Feature Article

March 14, 2013

High Standards for Call Completion to Rural Areas is Agreed Upon by Level 3 and the FCC

Rural areas in the U.S. have been getting a lot of attention lately, especially when it comes to telecommunications. The Federal Communications Commission (FCC) is currently conducting an industry wide review of the type of telephone service that is being provided to rural areas. This has become a very extensive and comprehensive review.

The main focus of the FCC review is to judge the performance of carriers and how they handle going through a third party. In most cases, the carriers have to deal with third party, downstream providers that are essential to actually being able to complete a call.

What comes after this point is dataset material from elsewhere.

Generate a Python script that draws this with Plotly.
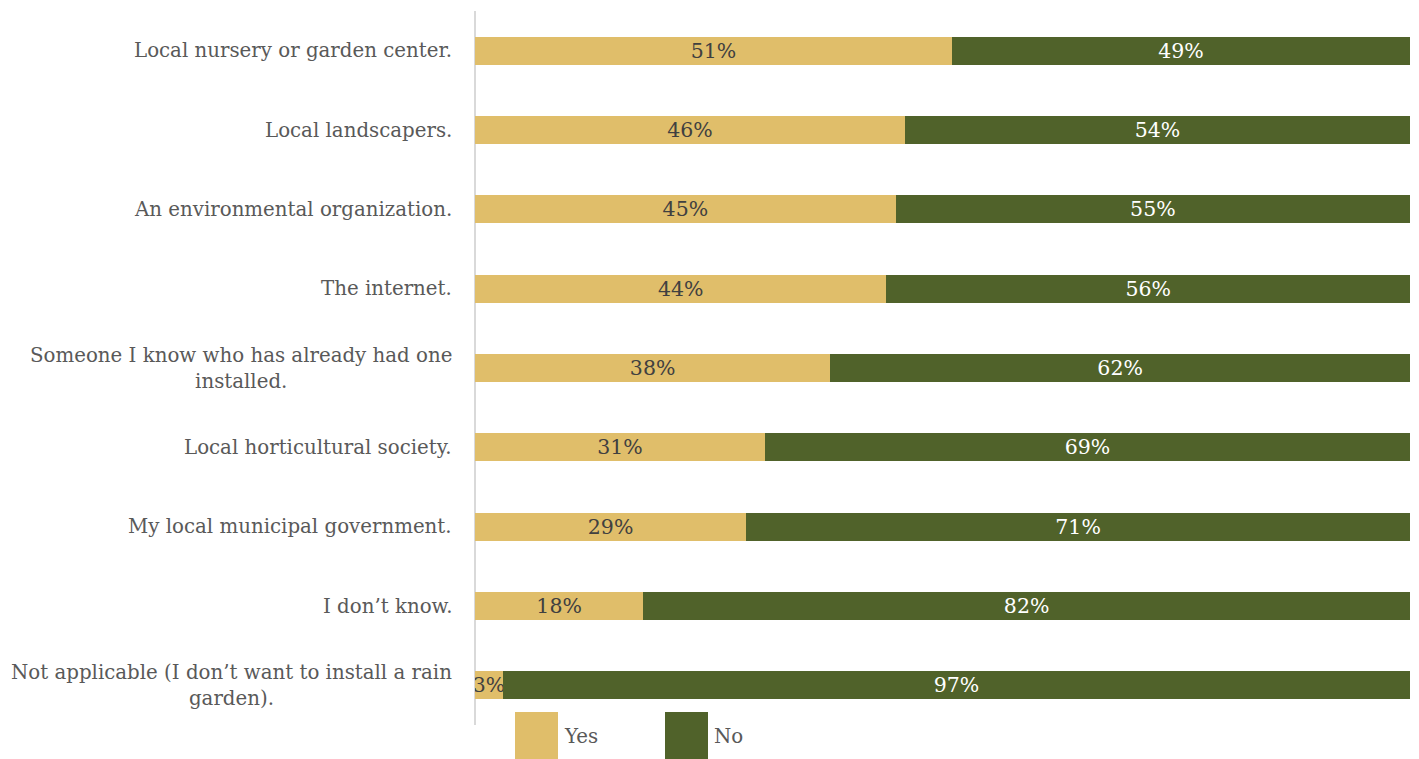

The FCC made a lot of data requests of several providers across the industry. Level 3 Communications (Level 3), a multinational telecommunications and Internet service provider, is one of the companies approached by the FCC. Headquartered in Broomfield, Colorado, according to Level 3, they welcomed the opportunity to work collaboratively with the FCC on this important issue. They are also the first carrier in the industry to agree to telephone call quality standards. Level 3 is hoping that the rest of the industry will follow suit.

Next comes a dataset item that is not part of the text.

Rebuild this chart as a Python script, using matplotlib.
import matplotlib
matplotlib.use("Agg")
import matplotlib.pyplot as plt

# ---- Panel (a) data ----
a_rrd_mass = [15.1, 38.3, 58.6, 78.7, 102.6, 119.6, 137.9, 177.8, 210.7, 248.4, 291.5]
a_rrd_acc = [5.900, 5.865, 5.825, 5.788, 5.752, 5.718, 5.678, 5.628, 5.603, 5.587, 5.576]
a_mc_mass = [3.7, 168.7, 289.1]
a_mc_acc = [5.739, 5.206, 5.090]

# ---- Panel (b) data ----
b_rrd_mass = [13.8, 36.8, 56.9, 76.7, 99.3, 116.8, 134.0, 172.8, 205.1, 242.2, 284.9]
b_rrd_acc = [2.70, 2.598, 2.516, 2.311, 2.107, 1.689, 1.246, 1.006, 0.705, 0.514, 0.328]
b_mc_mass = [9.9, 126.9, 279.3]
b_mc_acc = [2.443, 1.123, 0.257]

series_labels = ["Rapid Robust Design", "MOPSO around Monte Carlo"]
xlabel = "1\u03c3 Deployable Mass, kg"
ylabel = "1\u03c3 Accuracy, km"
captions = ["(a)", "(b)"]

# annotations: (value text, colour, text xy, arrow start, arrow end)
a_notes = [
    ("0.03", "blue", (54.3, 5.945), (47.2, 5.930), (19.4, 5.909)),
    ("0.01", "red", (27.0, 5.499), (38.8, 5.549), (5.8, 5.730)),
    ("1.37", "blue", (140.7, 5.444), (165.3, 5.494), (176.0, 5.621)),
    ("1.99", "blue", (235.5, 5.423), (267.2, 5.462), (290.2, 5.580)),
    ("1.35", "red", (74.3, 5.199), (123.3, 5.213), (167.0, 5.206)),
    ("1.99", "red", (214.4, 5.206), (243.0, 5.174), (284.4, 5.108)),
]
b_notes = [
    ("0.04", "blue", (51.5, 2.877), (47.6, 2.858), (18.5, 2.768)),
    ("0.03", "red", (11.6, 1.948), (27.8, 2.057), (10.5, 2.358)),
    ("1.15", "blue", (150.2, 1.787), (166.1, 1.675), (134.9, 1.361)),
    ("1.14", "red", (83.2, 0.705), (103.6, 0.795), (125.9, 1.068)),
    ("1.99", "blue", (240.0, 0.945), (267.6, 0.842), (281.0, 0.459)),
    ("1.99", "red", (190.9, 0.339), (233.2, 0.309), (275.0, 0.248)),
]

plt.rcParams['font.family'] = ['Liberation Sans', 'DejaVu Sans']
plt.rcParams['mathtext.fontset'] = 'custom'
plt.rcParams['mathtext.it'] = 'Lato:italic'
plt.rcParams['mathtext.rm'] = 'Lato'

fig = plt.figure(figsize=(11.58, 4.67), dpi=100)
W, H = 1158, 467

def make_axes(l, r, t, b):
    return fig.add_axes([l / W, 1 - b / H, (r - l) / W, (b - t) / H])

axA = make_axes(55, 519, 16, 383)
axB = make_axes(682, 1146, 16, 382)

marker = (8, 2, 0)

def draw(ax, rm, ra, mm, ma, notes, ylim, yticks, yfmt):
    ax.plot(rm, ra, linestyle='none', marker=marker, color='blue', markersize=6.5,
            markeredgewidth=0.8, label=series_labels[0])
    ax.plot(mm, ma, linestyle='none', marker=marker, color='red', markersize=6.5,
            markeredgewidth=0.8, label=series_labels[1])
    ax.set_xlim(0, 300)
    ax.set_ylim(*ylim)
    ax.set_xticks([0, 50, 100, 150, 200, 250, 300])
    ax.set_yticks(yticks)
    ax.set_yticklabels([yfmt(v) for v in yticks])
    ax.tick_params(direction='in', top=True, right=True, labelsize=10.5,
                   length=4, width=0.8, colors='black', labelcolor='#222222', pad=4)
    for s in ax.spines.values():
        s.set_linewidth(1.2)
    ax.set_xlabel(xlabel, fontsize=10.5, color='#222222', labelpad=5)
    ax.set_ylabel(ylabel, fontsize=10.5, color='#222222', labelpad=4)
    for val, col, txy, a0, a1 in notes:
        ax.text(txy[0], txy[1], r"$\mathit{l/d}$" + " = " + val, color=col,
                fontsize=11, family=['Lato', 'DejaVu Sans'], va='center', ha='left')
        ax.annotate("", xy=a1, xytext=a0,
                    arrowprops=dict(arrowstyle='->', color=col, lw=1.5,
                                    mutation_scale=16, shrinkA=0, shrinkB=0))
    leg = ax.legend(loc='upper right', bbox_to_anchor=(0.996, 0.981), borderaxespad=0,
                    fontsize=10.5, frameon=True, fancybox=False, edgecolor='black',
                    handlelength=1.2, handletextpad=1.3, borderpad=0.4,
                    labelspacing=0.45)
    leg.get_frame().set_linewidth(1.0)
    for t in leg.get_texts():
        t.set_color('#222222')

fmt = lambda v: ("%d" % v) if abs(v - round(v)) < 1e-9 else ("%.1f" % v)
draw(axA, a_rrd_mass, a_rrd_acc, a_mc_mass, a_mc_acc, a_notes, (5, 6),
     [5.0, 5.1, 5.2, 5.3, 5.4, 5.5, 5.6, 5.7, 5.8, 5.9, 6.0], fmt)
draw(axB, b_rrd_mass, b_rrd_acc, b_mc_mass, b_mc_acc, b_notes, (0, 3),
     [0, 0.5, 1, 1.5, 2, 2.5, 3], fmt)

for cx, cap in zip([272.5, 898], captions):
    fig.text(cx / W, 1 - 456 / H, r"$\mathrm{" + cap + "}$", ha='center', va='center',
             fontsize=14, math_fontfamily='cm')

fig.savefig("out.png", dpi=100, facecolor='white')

Michael Mooney, the general counsel of Regulatory Policy for Level 3 Communications, explained, "Working with the FCC gave us an opportunity to demonstrate our commitment to call quality by jointly establishing a standard set of practices and quality safeguards for the industry to follow. We are committed to ensuring that our high standards for operational excellence and customer experience are met, even by our third party suppliers. We believe that the establishment of these new standards with the FCC will be reassuring to rural consumers and to customers calling them. We hope that all other voice providers will follow our lead and commit to achieving similar high call performance standards."

Last year in April 2012, the National Exchange Carrier Association conducted a study of 30 providers, and identified Level 3 as one of only two carriers that had the best performance. The study was conducted to see how many call completions were made to rural areas, with the goal being to have the lowest overall percentage of incomplete calls to the rural destinations.

The National Exchange Carrier Association is a not-for-profit association created in 1984 by telecommunications companies to administer the fees that long distance companies pay to access local telephone networks in the United States. Their study showed that Level 3 was able to complete about 90 percent of its total call minutes across the country. This was done using Level 3’s own network facilities.

In a statement from Shaun Andrews, Level 3's senior vice president for Global Voice Services:

Working with the FCC gave us an opportunity to demonstrate our commitment to call quality by jointly establishing a standard set of practices and quality safeguards for the industry to follow. We are committed to ensuring that our high standards for operational excellence and customer experience are met, even by our third party suppliers. We believe that the establishment of these new standards with the FCC will be reassuring to rural consumers and to customers calling them. We hope that all other voice providers will follow our lead and commit to achieving similar high call performance standards.

On March 12, 2013, Level 3 commented on the FCC statement concerning telephone call completion in rural America. It seems that Level 3 is strongly committed to working with the FCC to not only help create standards that all of the carriers would have to follow, but they are determined to provide good quality phone service to the rural areas that characteristically have problems.